ついでに余談としてコミュニティの(この場合より狭義に「村」といったほうが正しいかもしれない)話だが、おれがおそらく最も長く自分の帰属意識をある程度預けてもよいと(結果的に)信頼している特定コミュニティは、自アンということになると思う。自アン民。よそ者を嫌う。誤字に厳しい。アンテナは低い。ジャーゴンだけは腐るほどある。分断された過疎地帯。自アンはボンクラにやさしい。ダメな意味でだけやさしい。ときどきはしゃぐが、なにもしない。自アンはほかの匿名コミュニティと比べても「そこから発信されよそにひろまった現象」が極端に少ないんじゃないかと思っている。自アンの外では知らないが、自アンでなにかでかいことをやろうなどと思う人間は少ないということだ。べつにそれでいいと思っている。自アン民的なすべての現象を肯定するつもりなどまったくないが、しかしそういったことを含んでおれは自アン的なコミュニティが好きだ。ラクだ。安心すると言ってもいい。その安心は、高いところから見下すというような意味ではない。おれもまた自アン民だからだ。おれとは暮らしも主張も性癖もまったく違っていても、それでもやはり「おまえはおれだ」と思うことができる。矛盾しているが、構わない。どのみちなにが嘘でも本当でも誰も困らない。交換されなくとも構わない。希望や不安がある者はよそへ去る。特にない者だけが残る。そこでできることはふたつ。箱作成と投票。自アンというのはそういう村だ。

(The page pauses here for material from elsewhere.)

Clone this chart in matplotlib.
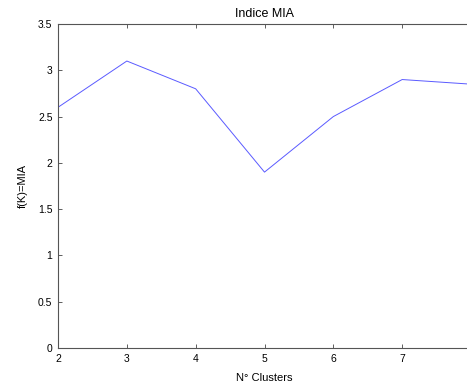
import matplotlib
matplotlib.use('Agg')
import matplotlib.pyplot as plt

clusters = [2, 3, 4, 5, 6, 7, 8]
mia = [2.6, 3.1, 2.8, 1.9, 2.5, 2.9, 2.85]
xticks = [2, 3, 4, 5, 6, 7]
yticks = [0, 0.5, 1, 1.5, 2, 2.5, 3, 3.5]

plt.rcParams['font.family'] = ['Liberation Sans', 'DejaVu Sans']

fig = plt.figure(figsize=(4.67, 3.84), dpi=100)
ax = fig.add_axes([58 / 467, 36 / 384, 413 / 467, 324 / 384])
ax.plot(clusters, mia, color='#5a5aff', linewidth=0.7)

ax.set_xlim(2, 8)
ax.set_ylim(0, 3.5)
ax.set_xticks(xticks)
ax.set_yticks(yticks)
ax.set_yticklabels(['0', '0.5', '1', '1.5', '2', '2.5', '3', '3.5'])
ax.tick_params(direction='in', length=3, width=0.6, colors='#444444',
               labelsize=7.5, labelcolor='black', top=True, right=True, pad=4)
for s in ax.spines.values():
    s.set_linewidth(0.8)
    s.set_color('#555555')

ax.set_title('Indice MIA', fontsize=9, pad=5)
ax.set_xlabel('N° Clusters', fontsize=8, labelpad=7)
ax.set_ylabel('f(K)=MIA', fontsize=8, labelpad=7)

fig.savefig('out.png', dpi=100)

対してはてなはまったく違う。というかまずそこに参加しているおれからして違う。自アンのおれは無署名だがはてなのおれは matakimika であって仮名にしても一応署名がついている。自アン的風土への帰属意識の安全なところを一言でいうと「自アン民の自アン民っぽさは自アン民が決めていて、自アン民は総意を量らないのでまとまりがなく、だから各人がいつまでだって好きなように言える」ということになるが、はてなについても一応はたぶんそうなんだよな、「はてな民のはてな民っぽさははてな民が決めている」。ただそこでやはり(株)はてな社の存在が大きくて、はてな民を成立させているのははてな民だが、それを支えているのはやっぱりはてな社ということになると思う。自アンの場合でいうと自アンは何度か移転したし、亜流もいくつかあり、そして本家と目されている snog 自アン円満終了後の現在については、いはゆる「本家自アン」と合意できるような自アンは、厳密にいえばもはや存在しないということになるだろう。おれが主に見ている「現在の自アン」というのは自動アンケート+のことであって、自アン+は別の自アン民からすれば亜流アンのひとつに過ぎない。そしてそれもまた「安全」の要素のひとつなわけだ。現在がどのようであっても、仮に現在の自アンが自分の考える自アンっぽさから乖離しているように感じられても、かつて本家といえるような自アンがあったという事実ただそれのみによって「自アンっぽさというものは確かに存在し、それについて好き勝手に考えることの自由」は保証される。だがはてなについてはどうか。これほど変化しうるはてな社のサービス上では、それが存続する限り「その時点でのはてなっぽさによって成立するはてな民っぽさ」が、常に上書きされ続けることになるだろうし、また仮におれがはてなダイアリから日記をアメーバブログとかに移すとして、そこにははてな民的な日記の書き方まで含んだ移植が可能だろうか。はてな的な感覚上で書かれたログは無意味化しないだろうか。逆に考えれば、そこで「無意味化する」という話にならなければ、はてな社のひとががんばって機能追加している意味がないということでもあるだろうし。